Scan the material for the word "React", and copy each line where it shows up.

[start of Data excerpt]

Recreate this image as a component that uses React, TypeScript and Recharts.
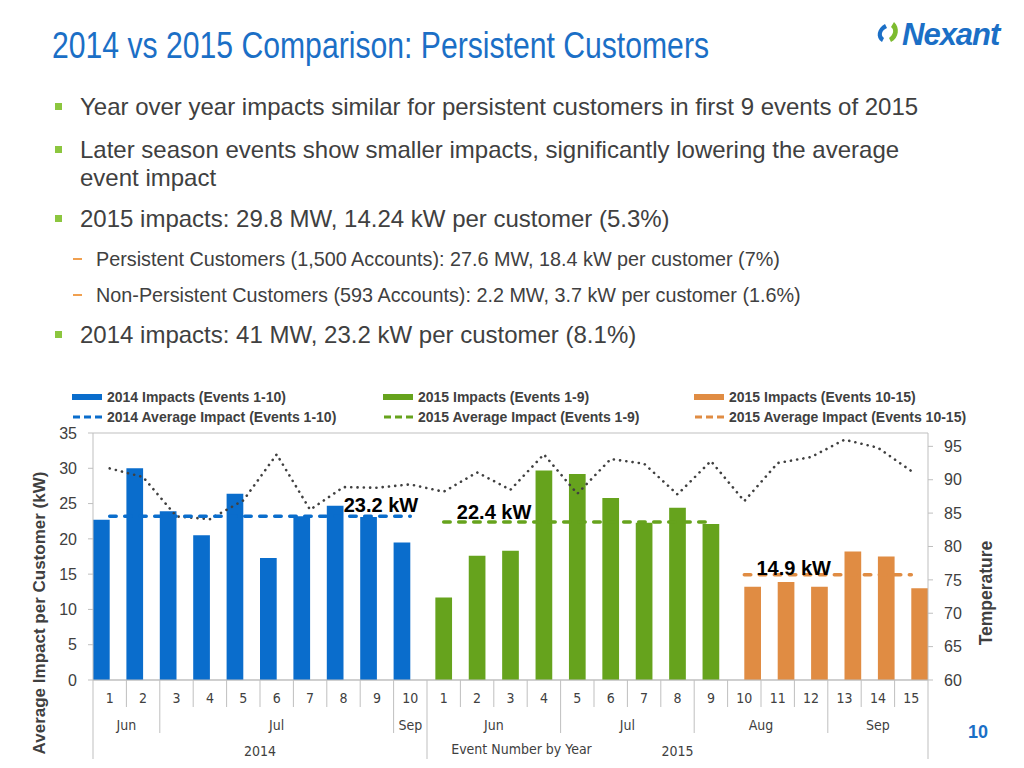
import React from 'react';
import { ComposedChart, Bar, Line, XAxis, YAxis, CartesianGrid, LabelList } from 'recharts';

// event numbers, per year
const events2014 = ['1', '2', '3', '4', '5', '6', '7', '8', '9', '10'];
const events2015 = ['1', '2', '3', '4', '5', '6', '7', '8', '9', '10', '11', '12', '13', '14', '15'];

// average impact per customer (kW)
const impacts2014 = [22.7, 30.0, 23.9, 20.5, 26.4, 17.3, 23.2, 24.7, 23.1, 19.5];
const impacts2015Early = [11.7, 17.6, 18.3, 29.7, 29.2, 25.8, 22.3, 24.4, 22.1];
const impacts2015Late = [13.2, 13.9, 13.2, 18.2, 17.5, 13.0];

// temperature for every event (2014 then 2015)
const temperatures = [
  91.7, 90.4, 84.5, 84.1, 86.9, 93.8, 85.5, 88.9, 88.8, 89.3,
  88.2, 91.1, 88.5, 93.8, 87.9, 93.1, 92.4, 87.8, 92.8, 86.8, 92.5, 93.4, 96.0, 94.8, 91.3,
];

const avg2014 = 23.2;
const avg2015Early = 22.4;
const avg2015Late = 14.9;

const months2014 = [
  { name: 'Jun', count: 2 },
  { name: 'Jul', count: 7 },
  { name: 'Sep', count: 1 },
];
const months2015 = [
  { name: 'Jun', count: 4 },
  { name: 'Jul', count: 4 },
  { name: 'Aug', count: 4 },
  { name: 'Sep', count: 3 },
];
const years = [
  { name: '2014', count: 10 },
  { name: '2015', count: 15 },
];

const impactTicks = [0, 5, 10, 15, 20, 25, 30, 35];
const tempTicks = [60, 65, 70, 75, 80, 85, 90, 95];

const BLUE = '#0a6dcc';
const GREEN = '#66a31d';
const ORANGE = '#e08c43';
const GRID = '#bfbfbf';
const TEXT = '#404040';
const SANS = "'Liberation Sans', Arial, Helvetica, sans-serif";
const NARROW = "'Liberation Sans Narrow', 'Arial Narrow', 'DejaVu Sans Condensed', 'Liberation Sans', sans-serif";

const n14 = events2014.length;
const nEarly = impacts2015Early.length;

const data = [...events2014, ...events2015].map((label, i) => {
  const j = i - n14;
  return {
    key: String(i),
    label,
    impact2014: i < n14 ? impacts2014[i] : null,
    impact2015Early: j >= 0 && j < nEarly ? impacts2015Early[j] : null,
    impact2015Late: j >= nEarly ? impacts2015Late[j - nEarly] : null,
    avg2014: i < n14 ? avg2014 : null,
    avg2015Early: j >= 0 && j < nEarly ? avg2015Early : null,
    avg2015Late: j >= nEarly ? avg2015Late : null,
    temperature: temperatures[i],
  };
});

function startsOf(groups: { name: string; count: number }[]) {
  const m = new Map<number, { name: string; count: number }>();
  let s = 0;
  groups.forEach((g) => {
    m.set(s, g);
    s += g.count;
  });
  return m;
}
const monthStarts = startsOf([...months2014, ...months2015]);
const yearStarts = startsOf(years);

// chart geometry
const CHART_W = 1024;
const CHART_H = 388;
const LEFT_AXIS_W = 40;
const RIGHT_AXIS_W = 50;
const MARGIN = { top: 53, right: 46, left: 53, bottom: 8 };
const PLOT_W = CHART_W - MARGIN.left - MARGIN.right - LEFT_AXIS_W - RIGHT_AXIS_W;
const BAND = PLOT_W / data.length;

function EventTick(props: any) {
  const { x, y, payload } = props;
  const i = props.index ?? payload.index;
  const row = data[i];
  if (!row) return null;
  const half = BAND / 2;
  const month = monthStarts.get(i);
  const year = yearStarts.get(i);
  const len = year ? 79 : month ? 53 : 27;
  const txt = { fontFamily: NARROW, fontSize: 14, fill: TEXT, textAnchor: 'middle' as const };
  return (
    <g>
      <line x1={x - half} x2={x - half} y1={y} y2={y + len} stroke={GRID} />
      {i === data.length - 1 && <line x1={x + half} x2={x + half} y1={y} y2={y + 79} stroke={GRID} />}
      <text x={x} y={y + 23} {...txt}>{row.label}</text>
      {month && <text x={x - half + month.count * half} y={y + 50} {...txt}>{month.name}</text>}
      {year && <text x={x - half + year.count * half} y={y + 76} {...txt}>{year.name}</text>}
    </g>
  );
}

const labelSpots: Record<string, { index: number; text: string; dx: number; dy: number }> = {
  avg2014: { index: 8, text: '23.2 kW', dx: 4, dy: -4 },
  avg2015Early: { index: 11, text: '22.4 kW', dx: 17, dy: -3 },
  avg2015Late: { index: 20, text: '14.9 kW', dx: 16, dy: 0 },
};

function avgLabel(key: string) {
  const spot = labelSpots[key];
  return (p: any) => {
    if (p.index !== spot.index) return null;
    return (
      <text x={p.x + spot.dx} y={p.y + spot.dy} textAnchor="middle" fontFamily={SANS} fontWeight="bold" fontSize={20} fill="#000">
        {spot.text}
      </text>
    );
  };
}

const legendItems = [
  { name: '2014 Impacts (Events 1-10)', color: BLUE, dashed: false },
  { name: '2015 Impacts (Events 1-9)', color: GREEN, dashed: false },
  { name: '2015 Impacts (Events 10-15)', color: ORANGE, dashed: false },
  { name: '2014 Average Impact (Events 1-10)', color: BLUE, dashed: true },
  { name: '2015 Average Impact (Events 1-9)', color: GREEN, dashed: true },
  { name: '2015 Average Impact (Events 10-15)', color: ORANGE, dashed: true },
];

const bullets = [
  { level: 1, lines: ['Year over year impacts similar for persistent customers in first 9 events of 2015'], top: 92 },
  { level: 1, lines: ['Later season events show smaller impacts, significantly lowering the average', 'event impact'], top: 135 },
  { level: 1, lines: ['2015 impacts: 29.8 MW, 14.24 kW per customer (5.3%)'], top: 204 },
  { level: 2, lines: ['Persistent Customers (1,500 Accounts): 27.6 MW, 18.4 kW per customer (7%)'], top: 247 },
  { level: 2, lines: ['Non-Persistent Customers (593 Accounts): 2.2 MW, 3.7 kW per customer (1.6%)'], top: 283 },
  { level: 1, lines: ['2014 impacts: 41 MW, 23.2 kW per customer (8.1%)'], top: 320 },
];

export default function App() {
  return (
    <div style={{ position: 'absolute', left: 0, top: 0, width: 1024, height: 768, background: '#fff', overflow: 'hidden', fontFamily: SANS }}>
      {/* title */}
      <svg style={{ position: 'absolute', left: 0, top: 0 }} width={1024} height={80}>
        <text x={52} y={58} fontFamily={SANS} fontSize={36} fill="#1b6fc6" textLength={657} lengthAdjust="spacingAndGlyphs">
          2014 vs 2015 Comparison: Persistent Customers
        </text>
      </svg>
      {/* logo */}
      <svg style={{ position: 'absolute', left: 872, top: 14 }} width={140} height={40}>
        <path d="M13 10 C5 14 3 24 10 28 L12 24 C8 21 10 16 15 14 Z" fill="#1b6fc6" />
        <path d="M22 8 L19 13 C23 16 21 21 17 24 L19 28 C27 24 28 13 22 8 Z" fill="#7dbb2f" />
        <text x={30} y={31} fontFamily={SANS} fontWeight="bold" fontStyle="italic" fontSize={31} fill="#1b6fc6" letterSpacing={-1}>Nexant</text>
      </svg>
      {/* bullets */}
      {bullets.map((b, bi) => (
        <div key={bi} style={{ position: 'absolute', left: b.level === 1 ? 80 : 96, top: b.top, fontSize: b.level === 1 ? 24 : 19.8, lineHeight: b.level === 1 ? '29px' : '24px', color: TEXT, whiteSpace: 'nowrap' }}>
          {b.level === 1 ? (
            <span style={{ position: 'absolute', left: -25, top: 11, width: 7, height: 7, background: '#8cc63f' }} />
          ) : (
            <span style={{ position: 'absolute', left: -23, top: 11, width: 9, height: 2, background: '#f0a050' }} />
          )}
          {b.lines.map((l, li) => (
            <div key={li} style={{ height: b.level === 1 ? 28 : 24 }}>{l}</div>
          ))}
        </div>
      ))}
      {/* legend */}
      {legendItems.map((it, i) => (
        <div key={i} style={{ position: 'absolute', left: 72 + (i % 3) * 311, top: 389 + Math.floor(i / 3) * 20, display: 'flex', alignItems: 'center', fontSize: 14, fontWeight: 'bold', color: TEXT, whiteSpace: 'nowrap' }}>
          <svg width={31} height={16} style={{ marginRight: 4 }}>
            {it.dashed ? (
              <line x1={1} x2={30} y1={8} y2={8} stroke={it.color} strokeWidth={3} strokeDasharray="7 4" />
            ) : (
              <rect x={0} y={5} width={30} height={6} fill={it.color} />
            )}
          </svg>
          {it.name}
        </div>
      ))}
      {/* axis titles */}
      <div style={{ position: 'absolute', left: 40, top: 613, transform: 'translate(-50%, -50%) rotate(-90deg)', fontSize: 17, fontWeight: 'bold', color: TEXT, whiteSpace: 'nowrap' }}>
        Average Impact per Customer (kW)
      </div>
      <div style={{ position: 'absolute', left: 986, top: 593, transform: 'translate(-50%, -50%) rotate(-90deg)', fontSize: 17.5, fontWeight: 'bold', color: TEXT, whiteSpace: 'nowrap' }}>
        Temperature
      </div>
      {/* page number */}
      <div style={{ position: 'absolute', left: 968, top: 722, fontSize: 18, fontWeight: 'bold', color: '#1b6fc6' }}>10</div>

      <div style={{ position: 'absolute', left: 0, top: 380 }}>
        <ComposedChart width={CHART_W} height={CHART_H} data={data} margin={MARGIN} barGap={-BAND / 4} barCategoryGap={0}>
          <CartesianGrid vertical={false} stroke={GRID} />
          <XAxis
            dataKey="key"
            interval={0}
            height={80}
            tickSize={0}
            tickMargin={0}
            tickLine={false}
            axisLine={{ stroke: GRID }}
            tick={<EventTick />}
            label={{ value: 'Event Number by Year', position: 'insideBottom', offset: 6, dx: 11, style: { fontFamily: NARROW, fontSize: 14, fill: TEXT } }}
          />
          <YAxis
            yAxisId="left"
            width={LEFT_AXIS_W}
            domain={[0, 35]}
            ticks={impactTicks}
            interval={0}
            axisLine={{ stroke: GRID }}
            tickLine={{ stroke: GRID }}
            tickSize={5}
            tickMargin={11}
            tick={{ fontSize: 16, fill: TEXT, fontFamily: SANS }}
          />
          <YAxis
            yAxisId="right"
            orientation="right"
            width={RIGHT_AXIS_W}
            domain={[60, 97]}
            ticks={tempTicks}
            interval={0}
            allowDataOverflow
            axisLine={{ stroke: GRID }}
            tickLine={{ stroke: GRID }}
            tickSize={5}
            tickMargin={11}
            tick={{ fontSize: 16, fill: TEXT, fontFamily: SANS }}
          />
          <Bar yAxisId="left" dataKey="impact2014" fill={BLUE} barSize={BAND / 2} isAnimationActive={false} />
          <Bar yAxisId="left" dataKey="impact2015Early" fill={GREEN} barSize={BAND / 2} isAnimationActive={false} />
          <Bar yAxisId="left" dataKey="impact2015Late" fill={ORANGE} barSize={BAND / 2} isAnimationActive={false} />
          <Line yAxisId="right" dataKey="temperature" stroke="#404040" strokeWidth={2.6} strokeDasharray="0.1 6.2" strokeLinecap="round" dot={false} isAnimationActive={false} />
          {(['avg2014', 'avg2015Early', 'avg2015Late'] as const).map((k, i) => (
            <Line
              key={k}
              yAxisId="left"
              dataKey={k}
              stroke={[BLUE, GREEN, ORANGE][i]}
              strokeWidth={3.5}
              strokeDasharray="6.5 8.5"
              strokeLinecap="round"
              dot={false}
              isAnimationActive={false}
            >
              <LabelList dataKey={k} content={avgLabel(k)} />
            </Line>
          ))}
        </ComposedChart>
      </div>
    </div>
  );
}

[end of Data excerpt]

▶ _Completed task_:
Recreate this image as a component that uses React, TypeScript and Recharts.
import React from 'react';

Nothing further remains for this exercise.